Even the Latino theologian (Brazilian, I think) who brought in curse of Ham didn't argue the curse was per se a justification of keeping anyone as a slave, but brought on the misfortune of bad education, leading to the crimes (including mutual wars of enslavement!) that then in their turn justified slavery.
13:27 As far as they are speaking of people living in different countries, they are at least partly right.
God probably doesn't want all the differences to remain, since some of the cultural uniqueness of some peoples are actual sins, like slavehunt (if that's still a thing) or like considering for instance Christians or people who use alcohol in any (even just moderate) quantity as fit for slavery. While other peoples have a uniqueness in overusing alcohol every weekend, when they drink.

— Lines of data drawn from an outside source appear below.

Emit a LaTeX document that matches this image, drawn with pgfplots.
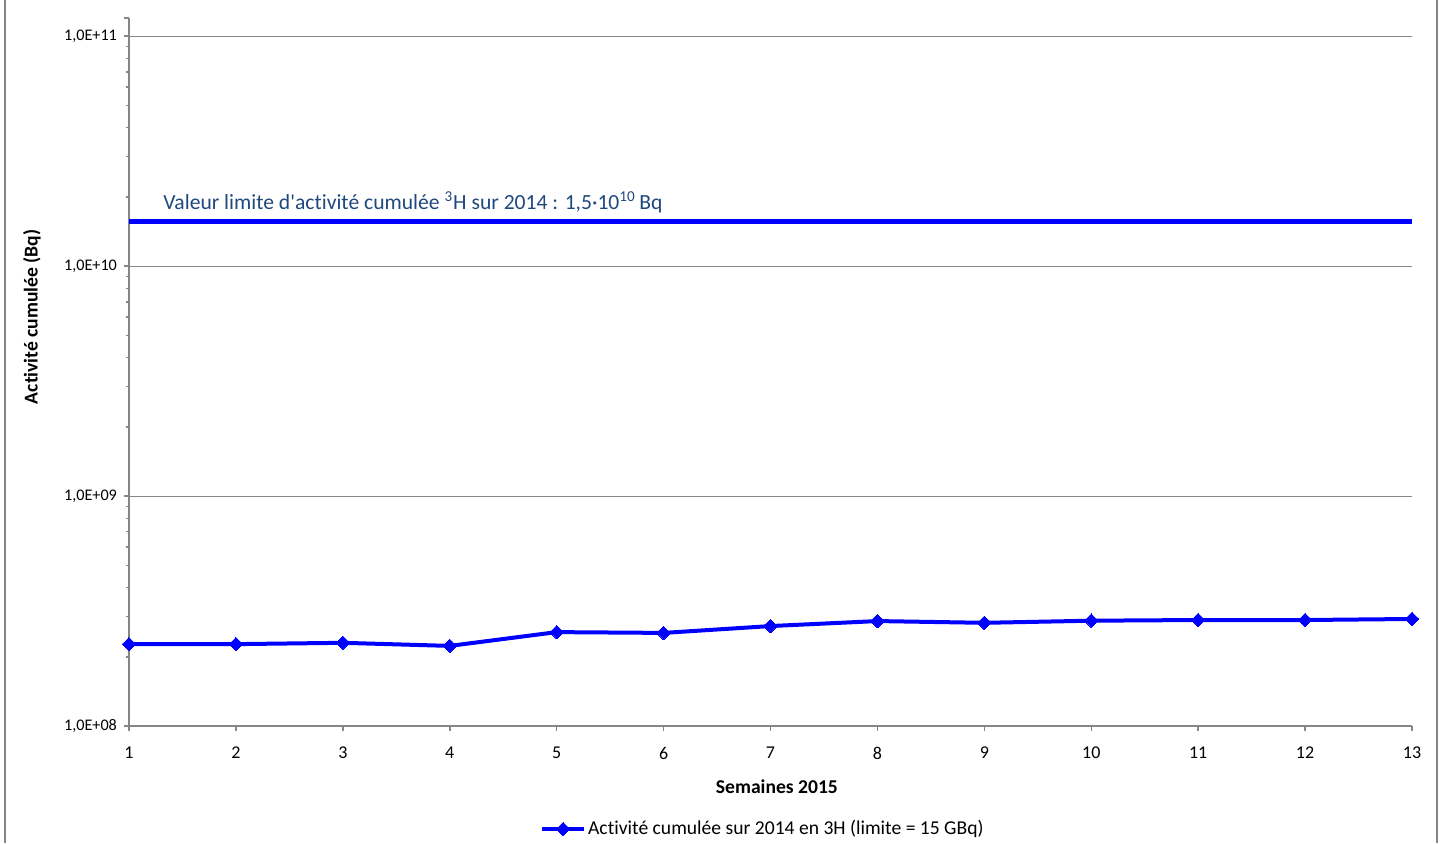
\documentclass[border=0pt]{standalone}
\usepackage{pgfplots}
\pgfplotsset{compat=1.18}
\usepackage{fontspec}
\setmainfont{Carlito}[Ligatures={NoCommon}]
\definecolor{axgray}{RGB}{134,134,134}
\definecolor{annot}{RGB}{31,73,125}
\definecolor{serblue}{RGB}{0,0,255}
\begin{document}
\begin{tikzpicture}
\useasboundingbox (0,0) rectangle (720pt,421.5pt);
\draw[axgray, line width=0.8pt] (2.4pt,0) -- (2.4pt,421.5pt);
\draw[axgray, line width=0.8pt] (718.6pt,0) -- (718.6pt,421.5pt);
\begin{axis}[
  at={(64.5pt,58.5pt)}, anchor=south west,
  scale only axis, width=641.5pt, height=354pt,
  ymode=log, ymin=1e8, ymax=1.2e11,
  xmin=1, xmax=13,
  xtick={1,2,3,4,5,6,7,8,9,10,11,12,13},
  ytick={1e8,1e9,1e10,1e11},
  yticklabels={{1,0E+08},{1,0E+09},{1,0E+10},{1,0E+11}},
  minor ytick={2e8,3e8,4e8,5e8,6e8,7e8,8e8,9e8,2e9,3e9,4e9,5e9,6e9,7e9,8e9,9e9,2e10,3e10,4e10,5e10,6e10,7e10,8e10,9e10},
  extra y ticks={1.2e11}, extra y tick labels={}, extra y tick style={grid=none},
  axis lines*=left,
  axis line style={axgray, line width=0.75pt},
  tick style={axgray, line width=0.75pt},
  tick align=outside,
  major tick length=2.5pt, minor tick length=1.5pt,
  ymajorgrids, major grid style={axgray, line width=0.5pt},
  tick label style={font=\fontsize{9}{10}\selectfont, black},
  xticklabel style={yshift=-4.5pt},
  yticklabel style={font=\fontsize{8.1}{9}\selectfont},
  /pgf/number format/assume math mode=true,
  xlabel={Semaines 2015},
  xlabel style={font=\fontsize{9.8}{11}\selectfont\bfseries, at={(axis description cs:0.505,-0.0862)}, anchor=center},
  ylabel={Activité cumulée (Bq)},
  ylabel style={font=\fontsize{9.8}{11}\selectfont\bfseries, at={(axis description cs:-0.0756,0.578)}, anchor=center, rotate=0},
  legend style={at={(axis description cs:0.494,-0.1455)}, anchor=center, draw=none, fill=none, font=\fontsize{9.8}{11}\selectfont, inner sep=0pt, nodes={inner xsep=1pt}},
  legend cell align=left,
  legend image code/.code={\draw[mark repeat=2,mark phase=2,#1] plot coordinates {(0pt,0pt)(10.5pt,0pt)(21pt,0pt)};},
]
\addplot[serblue, line width=2.3pt, forget plot] coordinates {(1,1.56e10) (13,1.56e10)};
\addplot[serblue, line width=2pt, mark=square*, mark size=2.4pt, mark options={rotate=45, solid, fill=serblue, line width=0pt}] coordinates {
(1,2.27e8) (2,2.27e8) (3,2.30e8) (4,2.23e8) (5,2.56e8) (6,2.54e8) (7,2.72e8)
(8,2.86e8) (9,2.81e8) (10,2.87e8) (11,2.89e8) (12,2.89e8) (13,2.92e8)};
\addlegendentry{Activité cumulée sur 2014 en 3H (limite = 15 GBq)}
\end{axis}
\node[anchor=base west, inner sep=0pt, text=annot, font=\fontsize{10.8}{12}\selectfont] at (81.5pt,317pt) {Valeur limite d\textquotesingle activité cumulée \textsuperscript{3}H sur 2014 : 1,5·10\textsuperscript{10}\,Bq};
\end{tikzpicture}
\end{document}
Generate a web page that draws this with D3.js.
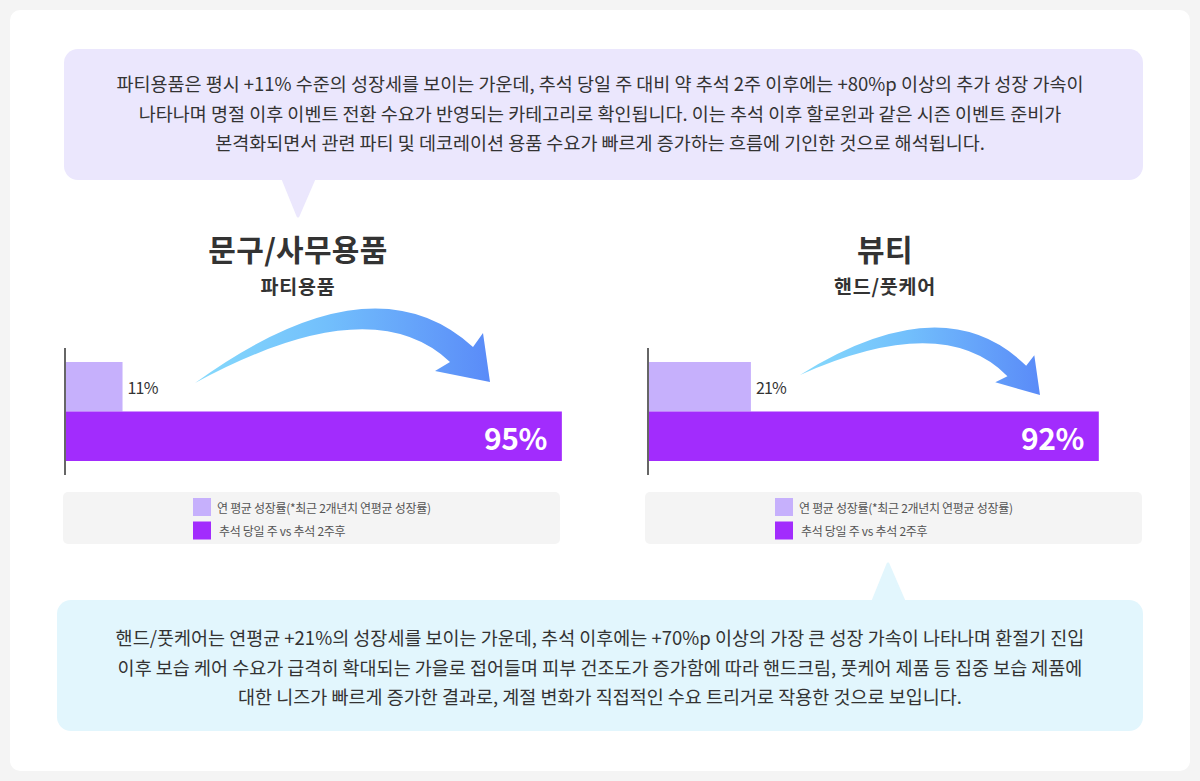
<meta charset="UTF-8">
<script src="https://d3js.org/d3.v7.min.js"></script>
<style>
  body { margin: 0; background: #f4f4f4; }
  text { font-family: "Noto Sans CJK KR", "Noto Sans", sans-serif; }
</style>
<div id="my_dataviz"></div>
<script>

// data
var categories    = ["문구/사무용품", "뷰티"];
var subCategories = ["파티용품", "핸드/풋케어"];
var seriesNames   = ["연 평균 성장률(*최근 2개년치 연평균 성장률)", "추석 당일 주 vs 추석 2주후"];
var avgGrowth     = [11, 21];   // %
var chuseokGrowth = [95, 92];   // %

var topNote = [
  "파티용품은 평시 +11% 수준의 성장세를 보이는 가운데, 추석 당일 주 대비 약 추석 2주 이후에는 +80%p 이상의 추가 성장 가속이",
  "나타나며 명절 이후 이벤트 전환 수요가 반영되는 카테고리로 확인됩니다. 이는 추석 이후 할로윈과 같은 시즌 이벤트 준비가",
  "본격화되면서 관련 파티 및 데코레이션 용품 수요가 빠르게 증가하는 흐름에 기인한 것으로 해석됩니다."
];
var bottomNote = [
  "핸드/풋케어는 연평균 +21%의 성장세를 보이는 가운데, 추석 이후에는 +70%p 이상의 가장 큰 성장 가속이 나타나며 환절기 진입",
  "이후 보습 케어 수요가 급격히 확대되는 가을로 접어들며 피부 건조도가 증가함에 따라 핸드크림, 풋케어 제품 등 집중 보습 제품에",
  "대한 니즈가 빠르게 증가한 결과로, 계절 변화가 직접적인 수요 트리거로 작용한 것으로 보입니다."
];

var colors = ["#c6b0fc", "#a22cfd"];

var width = 1200, height = 781;

var svg = d3.select("#my_dataviz")
  .append("svg")
    .attr("width", width)
    .attr("height", height);

// gradient for the arrows
var grad = svg.append("defs").append("linearGradient")
    .attr("id", "arrowGrad")
    .attr("x1", "0%").attr("x2", "100%").attr("y1", "0%").attr("y2", "0%");
grad.append("stop").attr("offset", "0%").attr("stop-color", "#86dafc");
grad.append("stop").attr("offset", "45%").attr("stop-color", "#72bffc");
grad.append("stop").attr("offset", "100%").attr("stop-color", "#5a8bf8");

// card
svg.append("rect")
    .attr("x", 10).attr("y", 10)
    .attr("width", 1180).attr("height", 761)
    .attr("rx", 10)
    .attr("fill", "#fff");

// speech bubbles
function bubble(x, y, w, h, fill, tail, lines, lineY) {
  var g = svg.append("g");
  g.append("rect")
      .attr("x", x).attr("y", y)
      .attr("width", w).attr("height", h)
      .attr("rx", 14)
      .attr("fill", fill);
  g.append("path")
      .attr("d", d3.line()(tail) + "Z")
      .attr("fill", fill)
      .attr("stroke", fill)
      .attr("stroke-width", 3)
      .attr("stroke-linejoin", "round");
  g.selectAll("text")
    .data(lines)
    .enter()
    .append("text")
      .attr("x", 600)
      .attr("y", function(d, i) { return lineY + i * 29.5; })
      .attr("text-anchor", "middle")
      .attr("dominant-baseline", "central")
      .style("font-size", "18.5px")
      .style("font-weight", "400")
      .style("letter-spacing", "0px")
      .attr("fill", "#333")
      .text(function(d) { return d; });
}

bubble(64, 49, 1079, 131, "#ebe7fd", [[283, 179], [298, 216], [314, 179]], topNote, 83);
bubble(57, 600, 1086, 131, "#e2f6fd", [[873, 601], [888, 564], [904, 601]], bottomNote, 637);

// one panel per category
var panelLayout = [
  {left: 65,  plotW: 523, titleX: 298, legendX: 63,  arrow: {tx: 195, ty: 383, tipX: 490, tipY: 382, sy: 1}},
  {left: 648, plotW: 490, titleX: 885, legendX: 645, arrow: {tx: 800, ty: 375, tipX: 1040, tipY: 395, sy: 0.8}}
];

var yBand = d3.scaleBand()
    .domain(seriesNames)
    .range([362, 461])
    .padding(0);

// arrow template (relative to tail point)
var tpl = {
  topCtrl: [177, -128], shoulder: [278, -36], headTop: [288, -50], tip: [295, -1],
  headLeft: [240, -12], inner: [255, -21], botCtrl: [176, -95.5]
};

function arrowPath(a) {
  var span = 295;
  var sx = (a.tipX - a.tx) / span;
  var skew = (a.tipY - a.ty) - tpl.tip[1] * a.sy;
  function p(q) {
    return (a.tx + q[0] * sx) + "," + (a.ty + q[1] * a.sy + skew * q[0] / span);
  }
  return "M" + p([0, 0]) +
    "Q" + p(tpl.topCtrl) + " " + p(tpl.shoulder) +
    "L" + p(tpl.headTop) +
    "L" + p(tpl.tip) +
    "L" + p(tpl.headLeft) +
    "L" + p(tpl.inner) +
    "Q" + p(tpl.botCtrl) + " " + p([0, 0]) + "Z";
}

categories.forEach(function(cat, i) {
  var L = panelLayout[i];
  var values = [avgGrowth[i], chuseokGrowth[i]];

  var x = d3.scaleLinear()
      .domain([0, 100])
      .range([L.left, L.left + L.plotW]);

  var g = svg.append("g");

  // titles
  g.append("text")
      .attr("x", L.titleX).attr("y", 248)
      .attr("text-anchor", "middle")
      .attr("dominant-baseline", "central")
      .style("font-size", "30px")
      .style("font-weight", "700")
      .style("letter-spacing", "0.3px")
      .attr("fill", "#333")
      .text(cat);
  g.append("text")
      .attr("x", L.titleX).attr("y", 285)
      .attr("text-anchor", "middle")
      .attr("dominant-baseline", "central")
      .style("font-size", "19.5px")
      .style("font-weight", "700")
      .style("letter-spacing", "0.8px")
      .attr("fill", "#333")
      .text(subCategories[i]);

  // bars
  g.selectAll("rect.bar")
    .data(values)
    .enter()
    .append("rect")
      .attr("class", "bar")
      .attr("x", x(0))
      .attr("y", function(d, j) { return yBand(seriesNames[j]); })
      .attr("width", function(d) { return x(d) - x(0); })
      .attr("height", yBand.bandwidth())
      .attr("fill", function(d, j) { return colors[j]; });

  // axis line
  g.append("line")
      .attr("x1", x(0)).attr("x2", x(0))
      .attr("y1", yBand.range()[0] - 14).attr("y2", yBand.range()[1] + 14)
      .attr("stroke", "#666")
      .attr("stroke-width", 2);

  // value labels
  g.append("text")
      .attr("x", x(values[0]) + 5)
      .attr("y", yBand(seriesNames[0]) + yBand.bandwidth() / 2 + 0.5)
      .attr("dominant-baseline", "central")
      .style("font-size", "16px")
      .style("letter-spacing", "-0.8px")
      .attr("fill", "#333")
      .text(values[0] + "%");
  g.append("text")
      .attr("x", x(values[1]) - 15)
      .attr("y", yBand(seriesNames[1]) + yBand.bandwidth() / 2 + 0.5)
      .attr("text-anchor", "end")
      .attr("dominant-baseline", "central")
      .style("font-size", "30px")
      .style("font-weight", "700")
      .style("letter-spacing", "-0.5px")
      .attr("fill", "#fff")
      .text(values[1] + "%");

  // arrow
  g.append("path")
      .attr("d", arrowPath(L.arrow))
      .attr("fill", "url(#arrowGrad)");

  // legend
  var lg = g.append("g");
  lg.append("rect")
      .attr("x", L.legendX).attr("y", 492)
      .attr("width", 497).attr("height", 52)
      .attr("rx", 5)
      .attr("fill", "#f4f4f4");
  var item = lg.selectAll("g.item")
    .data(seriesNames)
    .enter()
    .append("g")
      .attr("class", "item")
      .attr("transform", function(d, j) { return "translate(" + (L.legendX + 130) + "," + (498 + j * 23.5) + ")"; });
  item.append("rect")
      .attr("width", 18).attr("height", 18)
      .attr("fill", function(d, j) { return colors[j]; });
  item.append("text")
      .attr("x", function(d, j) { return j === 0 ? 24 : 26; })
      .attr("y", 9)
      .attr("dominant-baseline", "central")
      .style("font-size", "12px")
      .style("letter-spacing", "-0.3px")
      .attr("fill", "#555")
      .text(function(d) { return d; });
});

</script>
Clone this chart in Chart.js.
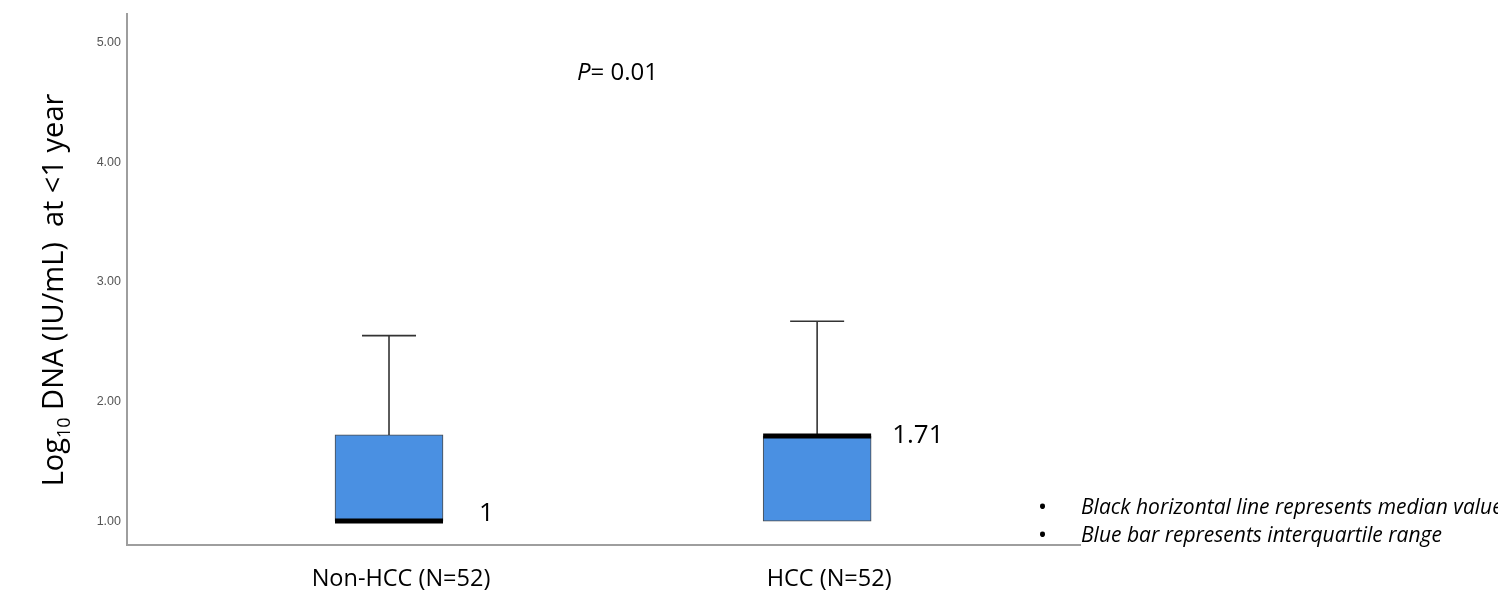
<!DOCTYPE html>
<html lang="en">
<head>
<meta charset="UTF-8">
<title>Log10 DNA at &lt;1 year</title>
<script src="https://cdn.jsdelivr.net/npm/chart.js"></script>
<style>
  html, body { margin: 0; padding: 0; background: #fff; }
  #chart { display: block; }
</style>
</head>
<body>
<canvas id="chart" width="1498" height="598"></canvas>
<script>
  // data
  const groups = ['Non-HCC (N=52)', 'HCC (N=52)'];
  const groupPos = [1, 2];
  const q1 = [1.00, 1.00];
  const q3 = [1.72, 1.71];
  const medians = [1.00, 1.71];
  const upper = [2.55, 2.67];
  const medianLabels = ['1', '1.71'];
  const yTicks = [1, 2, 3, 4, 5];
  const pValue = '0.01';
  const notes = ['Black horizontal line represents median value', 'Blue bar represents interquartile range'];

  const FONT = '"Open Sans", sans-serif';
  const LINE = '#333';

  const annotations = {
    id: 'annotations',
    afterDatasetsDraw(chart) {
      const { ctx, chartArea, scales: { x, y } } = chart;
      ctx.save();
      ctx.fillStyle = '#000';
      ctx.textBaseline = 'alphabetic';

      // median value labels next to the boxes
      const nudge = [[90, 0], [75, 7]];
      ctx.font = '26px ' + FONT;
      medianLabels.forEach((t, i) => {
        ctx.fillText(t, x.getPixelForValue(groupPos[i]) + nudge[i][0], y.getPixelForValue(medians[i]) + nudge[i][1]);
      });

      // P value
      let px = chartArea.left + 450;
      ctx.font = 'italic 24px ' + FONT;
      ctx.fillText('P', px, 80);
      px += ctx.measureText('P').width;
      ctx.font = '24px ' + FONT;
      ctx.fillText('= ' + pValue, px, 80);

      // y axis title with subscript
      ctx.save();
      ctx.translate(63, 290);
      ctx.rotate(-Math.PI / 2);
      const big = '29px ' + FONT, small = '18px ' + FONT;
      const parts = [['Log', big, 0], ['10', small, 7], [' DNA (IU/mL)  at <1 year', big, 0]];
      let total = 0;
      parts.forEach(p => { ctx.font = p[1]; total += ctx.measureText(p[0]).width; });
      let tx = -total / 2;
      parts.forEach(p => {
        ctx.font = p[1];
        ctx.fillText(p[0], tx, p[2]);
        tx += ctx.measureText(p[0]).width;
      });
      ctx.restore();

      // notes
      notes.forEach((n, i) => {
        ctx.font = '24px ' + FONT;
        ctx.fillText('•', 1038, 515 + i * 28);
        ctx.font = 'italic 21px ' + FONT;
        ctx.fillText(n, 1081, 514 + i * 28);
      });
      ctx.restore();
    }
  };

  const pts = (vals) => groupPos.map((g, i) => ({ x: g, y: vals[i] }));

  const datasets = [
    {
      type: 'bar',
      data: groupPos.map((g, i) => ({ x: g, y: [q1[i], q3[i]] })),
      backgroundColor: '#4a90e2',
      borderColor: '#4a4a4a',
      borderWidth: 1,
      borderSkipped: false,
      barThickness: 108,
      order: 4
    },
    ...groupPos.map((g, i) => ({
      type: 'line',
      data: [{ x: g, y: q3[i] }, { x: g, y: upper[i] }],
      borderColor: LINE,
      borderWidth: 1.6,
      pointRadius: 0,
      order: 3
    })),
    {
      type: 'line',
      data: pts(upper),
      showLine: false,
      pointStyle: 'line',
      pointRadius: 27,
      pointBorderWidth: 1.6,
      pointBorderColor: LINE,
      order: 2
    },
    {
      type: 'line',
      data: pts(medians),
      showLine: false,
      pointStyle: 'line',
      pointRadius: 54,
      pointBorderWidth: 5,
      pointBorderColor: '#000',
      order: 1
    }
  ];

  new Chart(document.getElementById('chart'), {
    type: 'bar',
    data: { datasets },
    options: {
      responsive: false,
      animation: false,
      events: [],
      layout: { autoPadding: false, padding: { top: 12, right: 418, bottom: 0, left: 0 } },
      plugins: { legend: { display: false }, tooltip: { enabled: false } },
      scales: {
        x: {
          type: 'linear',
          offset: false,
          min: 0.388,
          max: 2.614,
          grid: { display: false, drawTicks: false },
          border: { color: '#9e9e9e', width: 2 },
          afterBuildTicks: s => { s.ticks = groupPos.map(v => ({ value: v })); },
          afterFit: s => { s.height = 53; },
          ticks: {
            autoSkip: false,
            maxRotation: 0,
            padding: 20,
            labelOffset: 12,
            color: '#000',
            font: { family: 'Open Sans', size: 23.5 },
            callback: (v, i) => groups[i]
          }
        },
        y: {
          min: 0.8,
          max: 5.242,
          grid: { display: false, drawTicks: false },
          border: { color: '#9e9e9e', width: 2 },
          afterBuildTicks: s => { s.ticks = yTicks.map(v => ({ value: v })); },
          afterFit: s => { s.width = 127; },
          ticks: {
            padding: 6,
            color: '#555',
            font: { family: 'Liberation Sans', size: 12.5 },
            callback: v => v.toFixed(2)
          }
        }
      }
    },
    plugins: [annotations]
  });
</script>
</body>
</html>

13:36 Ban on interracial dating?
Ouch! I mean black and white Americans are Americans (in the sense of Estadunidenses), right? There's probably more difference between a Georgian and a Canadian, than between Georgians of different pre-Columbian main origin populations!
13:44 Tower of Babel is not bad theology, but let's not ignore that some nations now existing are composites compared to the earliest ones after Babel.
The Roman Empire mixed Germanic and Canaanean, and the US has been involved in some melting pot too ...
- Harvey Wabbit
- Babel is two words of bab (gate) and el (god).
- Hans-Georg Lundahl
- @harveywabbit9541 To Nimrod. To Peleg and Noah, it's more like a verb form or verbal nouns of balal.